Subject to regulatory approval the change will come fully into effect on 17 July 2015 when McFarlane retires from FirstGroup.  A search for Mr Jenkins’ successor is underway.  The interim results will be announced as planned on 29 July 2015.

In a statement the board said it  “recognises the contribution made by Antony Jenkins as chief executive over the past three years in incredibly difficult circumstances for the group, and is extremely grateful to him in bringing the company to a much stronger position.

“The situation he inherited would have challenged anyone facing the same issues. This continued a period of achievement as head of Barclaycard and our Retail and Business Banking businesses.”

McFarlane will be working particularly closely with Tushar Morzaria, group finance director, the bank said.

Sir Michael Rake said: “I reflected long and hard on the issue of group leadership and discussed this with each of the non-executive directors.  Notwithstanding Antony’s significant achievements, it became clear to all of us that a new set of skills were required for the period ahead.  This does not take away from our appreciation of Antony’s contribution at a critical time for the company.”

McFarlane said: “Whilst it is unfortunate that I have had little time to work with Antony, I respect and endorse the position of the Board in deciding that a change in leadership is required at this time.  I would add my personal thanks for everything that Antony has done for us.  He can be proud of his heritage, especially his excellent work on culture and values that we will continue.  I wish him well.”

“Arriving at Barclays with a fresh perspective, it is evident that we have a standout brand with first-class retail, commercial and investment banking businesses.  Nevertheless, we are leaving value on the table and a new approach is required.  As a Group, if we aspire to bring shareholder returns forward, we need to be much more focused on what is attractive, what we are good at, and where we are good at it.”

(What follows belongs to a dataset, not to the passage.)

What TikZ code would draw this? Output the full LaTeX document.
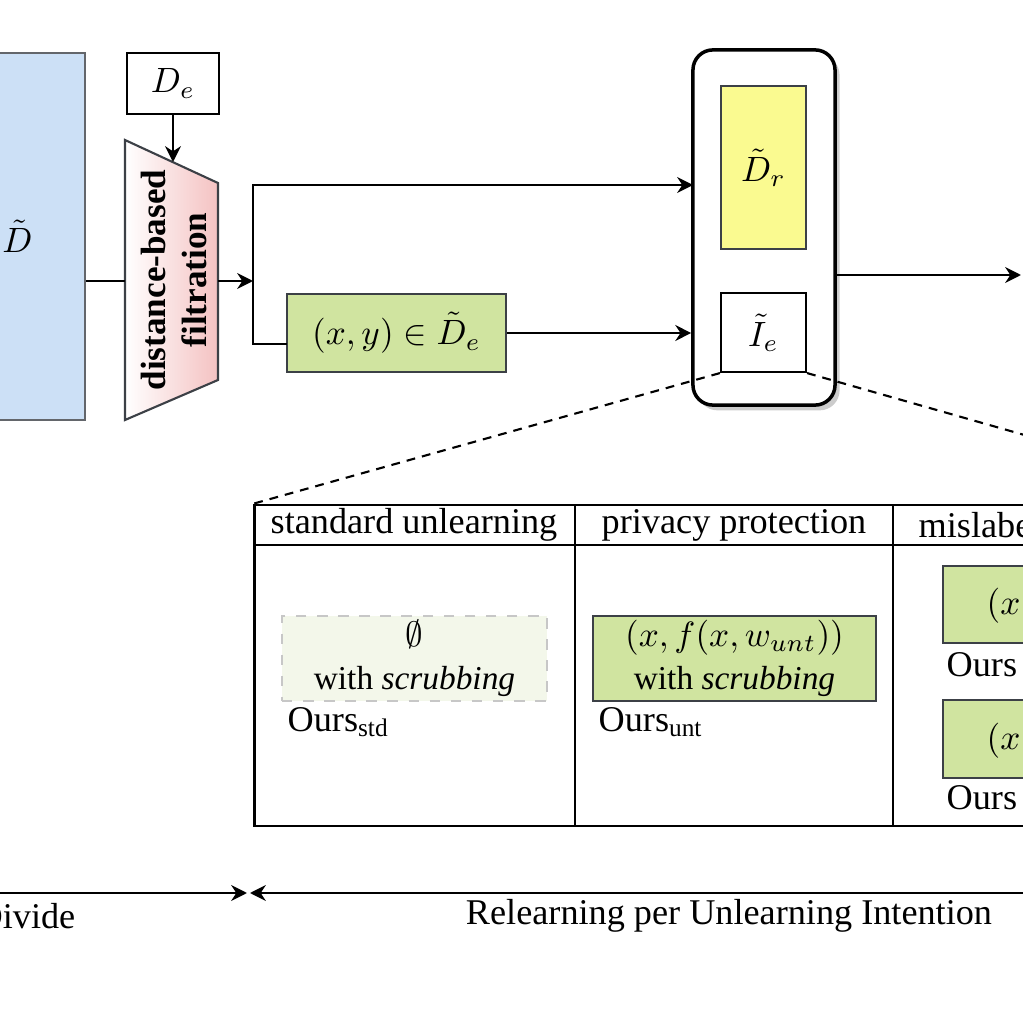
\documentclass[tikz,border=0pt]{standalone}
\usepackage{fontspec}
\setmainfont{Liberation Serif}
\usetikzlibrary{arrows.meta,shadows}

\definecolor{dataBlue}{HTML}{CCE0F6}
\definecolor{dataGreen}{HTML}{D0E4A0}
\definecolor{paleGreen}{HTML}{F3F7EA}
\definecolor{keepYellow}{HTML}{FAFA90}
\definecolor{filtPink}{HTML}{F4C2C2}
\definecolor{boxLine}{HTML}{3C4046}

\tikzset{
  box/.style={draw=boxLine, line width=0.6pt, inner sep=0pt},
  arr/.style={-{Stealth[length=4.5pt,width=4.5pt]}, line width=0.6pt},
  cut/.style={dash pattern=on 2.5pt off 2pt, line width=0.6pt},
  tabline/.style={line width=0.7pt}
}

\begin{document}
\begin{tikzpicture}[x=0.01cm, y=-0.01cm,
  every node/.style={font=\fontsize{10.3}{12.2}\selectfont}]

% Frame of the picture (1 unit = 1 pixel)
\useasboundingbox (0,0) rectangle (1023,1021);
\clip (0,0) rectangle (1023,1021);

% Data set and forgetting request
\node[box, draw=boxLine!80, fill=dataBlue, minimum width=1.35cm, minimum height=3.67cm] (data) at (17.5,236.5) {$\tilde{D}$};
\node[box, draw=black, fill=white, minimum width=0.92cm, minimum height=0.61cm] (forget) at (173,83.5) {$D_e$};

% Filtration block
\shadedraw[left color=white, right color=filtPink, draw=boxLine, line width=0.6pt]
    (125,140) -- (218,183) -- (218,380) -- (125,420) -- cycle;
\node[rotate=90, align=center, font=\fontsize{10}{11.4}\selectfont\bfseries] (filt) at (174,280) {distance-based\\filtration};
\coordinate (ftop) at (173,162);
\coordinate (fin) at (125,281);
\coordinate (fout) at (218,281);
\coordinate (split) at (253,281);

% Pool of retained and edited samples
\node[rounded corners=0.2cm, draw=black, line width=1pt, fill=white, minimum width=1.42cm, minimum height=3.55cm,
      drop shadow={shadow xshift=1.3pt, shadow yshift=-1.5pt, fill=black!40, opacity=0.5}] (pool) at (764,227.5) {};
\node[box, fill=keepYellow, minimum width=0.85cm, minimum height=1.63cm] (retain) at (763.5,167.5) {$\tilde{D}_r$};
\node[box, draw=black, fill=white, minimum width=0.85cm, minimum height=0.79cm] (relabel) at (763.5,332.5) {$\tilde{I}_e$};

% Selected samples
\node[box, fill=dataGreen, minimum width=2.19cm, minimum height=0.78cm] (edit) at (396.5,333) {$(x,y)\in\tilde{D}_e$};
\coordinate (editin) at (287,344);
\coordinate (pooltop) at (693,185);
\coordinate (poolout) at (1021,275);

% Connectors
\draw[line width=0.6pt] (data.east |- fin) -- (fin);
\draw[arr] (forget.south) -- (ftop);
\draw[arr] (fout) -- (split);
\draw[line width=0.6pt] (split) |- (editin);
\draw[arr] (split) |- (pooltop);
\draw[arr] (edit.east) -- (edit.east -| pool.west);
\draw[arr] (pool.east |- poolout) -- (poolout);

% Table of unlearning intentions
\node[draw=black, tabline, minimum width=10.09cm, minimum height=3.21cm] (tab) at (759.5,665.5) {};
\draw[tabline] (255,545) -- (1264,545);
\foreach \cx in {575,893} {
    \draw[tabline] (\cx,505) -- (\cx,826);
}
\draw[cut] (relabel.south west) -- (tab.north west);
\draw[cut] (relabel.south east) -- (tab.north east);

\node (hstd) at (414,525) {standard unlearning};
\node (hunt) at (734,525) {privacy protection};
\node[anchor=west, inner sep=0pt] (hmis) at (918,525) {mislabe};

% Cell: standard unlearning
\node[draw=black!22, dashed, fill=paleGreen, align=center, minimum width=2.65cm, minimum height=0.85cm, inner sep=0pt] (cstd) at (414.5,658.5)
    {$\emptyset$\\{\fontsize{9.5}{12.2}\selectfont with \textit{scrubbing}}};
\node[anchor=west, inner sep=0pt] (ostd) at (287,722) {Ours\textsubscript{std}};

% Cell: privacy protection
\node[box, fill=dataGreen, align=center, minimum width=2.83cm, minimum height=0.85cm] (cunt) at (734.5,658.5)
    {$(x,f(x,w_{unt}))$\\{\fontsize{9.5}{12.2}\selectfont with \textit{scrubbing}}};
\node[anchor=west, inner sep=0pt] (ount) at (598,722) {Ours\textsubscript{unt}};

% Cell: mislabel
\node[box, fill=dataGreen, minimum width=2.71cm, minimum height=0.77cm] (cmisA) at (1078.5,604.5) {};
\node[anchor=west, inner sep=0pt] (tmisA) at (986,606) {$(x$};
\node[anchor=west, inner sep=0pt] (omisA) at (946,665) {Ours};
\node[box, fill=dataGreen, minimum width=2.71cm, minimum height=0.78cm] (cmisB) at (1078.5,739) {};
\node[anchor=west, inner sep=0pt] (tmisB) at (986,741) {$(x$};
\node[anchor=west, inner sep=0pt] (omisB) at (946,798) {Ours};

% Stage ruler
\coordinate (rulL) at (-20,893);
\coordinate (rulM) at (247,893);
\coordinate (rulN) at (250,893);
\coordinate (rulR) at (1040,893);
\draw[arr] (rulL) -- (rulM);
\draw[arr] (rulR) -- (rulN);
\node[anchor=east, inner sep=0pt] (divide) at (76,916) {Divide};
\node (relearn) at (729,916) {Relearning per Unlearning Intention};

\end{tikzpicture}
\end{document}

“We therefore need to accelerate revenue, costs and capital performance.  We also need to become more externally focused and deal with the internal bureaucracy by becoming leaner and more agile.  I have experienced good results in dealing with these matters elsewhere,” he added.

Antony Jenkins said: “In the summer of 2012, I became group chief executive at a particularly difficult time for Barclays.  It is easy to forget just how bad things were three years ago both for our industry and even more so for us.  I am very proud of the significant progress we have made since then.

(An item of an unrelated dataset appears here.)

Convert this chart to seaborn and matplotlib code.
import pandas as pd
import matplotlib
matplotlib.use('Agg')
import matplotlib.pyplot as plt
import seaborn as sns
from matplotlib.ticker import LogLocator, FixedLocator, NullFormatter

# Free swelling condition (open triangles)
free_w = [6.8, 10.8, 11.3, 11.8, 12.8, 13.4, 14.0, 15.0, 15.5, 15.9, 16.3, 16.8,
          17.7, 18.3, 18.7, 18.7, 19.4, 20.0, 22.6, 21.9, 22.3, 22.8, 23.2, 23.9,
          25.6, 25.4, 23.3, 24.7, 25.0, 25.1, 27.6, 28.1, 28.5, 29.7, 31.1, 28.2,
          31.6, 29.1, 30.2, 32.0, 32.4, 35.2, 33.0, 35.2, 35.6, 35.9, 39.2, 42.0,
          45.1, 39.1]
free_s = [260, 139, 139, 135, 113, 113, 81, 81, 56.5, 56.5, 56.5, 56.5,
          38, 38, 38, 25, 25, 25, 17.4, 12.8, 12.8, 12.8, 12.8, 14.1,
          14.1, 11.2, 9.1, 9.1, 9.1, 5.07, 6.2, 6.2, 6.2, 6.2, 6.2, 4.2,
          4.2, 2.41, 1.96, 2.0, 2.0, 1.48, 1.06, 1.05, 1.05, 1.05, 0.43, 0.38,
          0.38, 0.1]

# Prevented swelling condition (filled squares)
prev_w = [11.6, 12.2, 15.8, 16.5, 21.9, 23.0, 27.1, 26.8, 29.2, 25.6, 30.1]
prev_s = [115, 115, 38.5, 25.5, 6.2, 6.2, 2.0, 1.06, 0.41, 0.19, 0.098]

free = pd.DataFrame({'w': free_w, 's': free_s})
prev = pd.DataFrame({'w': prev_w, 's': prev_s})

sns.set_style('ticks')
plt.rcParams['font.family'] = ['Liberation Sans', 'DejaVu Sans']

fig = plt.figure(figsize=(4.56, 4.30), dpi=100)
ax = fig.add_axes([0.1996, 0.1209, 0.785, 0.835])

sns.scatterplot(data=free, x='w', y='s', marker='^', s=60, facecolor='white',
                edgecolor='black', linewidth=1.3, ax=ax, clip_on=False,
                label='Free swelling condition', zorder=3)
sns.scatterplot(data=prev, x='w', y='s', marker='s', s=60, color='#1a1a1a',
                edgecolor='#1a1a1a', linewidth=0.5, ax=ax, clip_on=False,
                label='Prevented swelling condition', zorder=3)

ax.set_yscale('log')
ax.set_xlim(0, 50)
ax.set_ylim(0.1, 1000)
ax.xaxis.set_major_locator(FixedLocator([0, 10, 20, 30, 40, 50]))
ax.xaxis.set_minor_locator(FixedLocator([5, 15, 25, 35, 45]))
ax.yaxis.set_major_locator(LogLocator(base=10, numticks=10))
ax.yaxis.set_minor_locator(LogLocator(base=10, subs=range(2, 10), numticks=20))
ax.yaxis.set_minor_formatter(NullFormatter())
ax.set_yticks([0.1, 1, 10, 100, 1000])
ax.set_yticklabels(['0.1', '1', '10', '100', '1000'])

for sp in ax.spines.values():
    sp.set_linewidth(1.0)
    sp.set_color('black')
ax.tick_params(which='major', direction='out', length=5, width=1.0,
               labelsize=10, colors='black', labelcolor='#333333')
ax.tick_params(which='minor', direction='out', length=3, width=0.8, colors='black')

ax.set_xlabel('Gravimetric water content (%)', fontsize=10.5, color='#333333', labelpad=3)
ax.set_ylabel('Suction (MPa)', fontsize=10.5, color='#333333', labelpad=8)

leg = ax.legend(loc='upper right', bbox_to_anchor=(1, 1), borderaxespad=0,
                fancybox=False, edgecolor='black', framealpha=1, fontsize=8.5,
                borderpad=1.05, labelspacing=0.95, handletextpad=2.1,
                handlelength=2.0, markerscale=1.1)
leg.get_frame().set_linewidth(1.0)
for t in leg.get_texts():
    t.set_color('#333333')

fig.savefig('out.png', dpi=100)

“Our capital position is much stronger, our business model is more balanced, we are much more disciplined on cost management, we have made good progress in rebuilding our reputation and we are seen as a leader in the application of technology to our business.  While the external environment has continued to be, and will remain, challenging the Group now has the resilience to overcome these challenges.

“Most of all, I am proud that we have defined our culture through a common set of values for the Group and that the progress we have made and the tough decisions we have needed to take have all been achieved by applying these values and by focusing on the needs of all our stakeholders.”

“I want to thank the people of Barclays for their tireless efforts and support in achieving these results and for my own part I am looking forward to the professional opportunities that lie ahead.”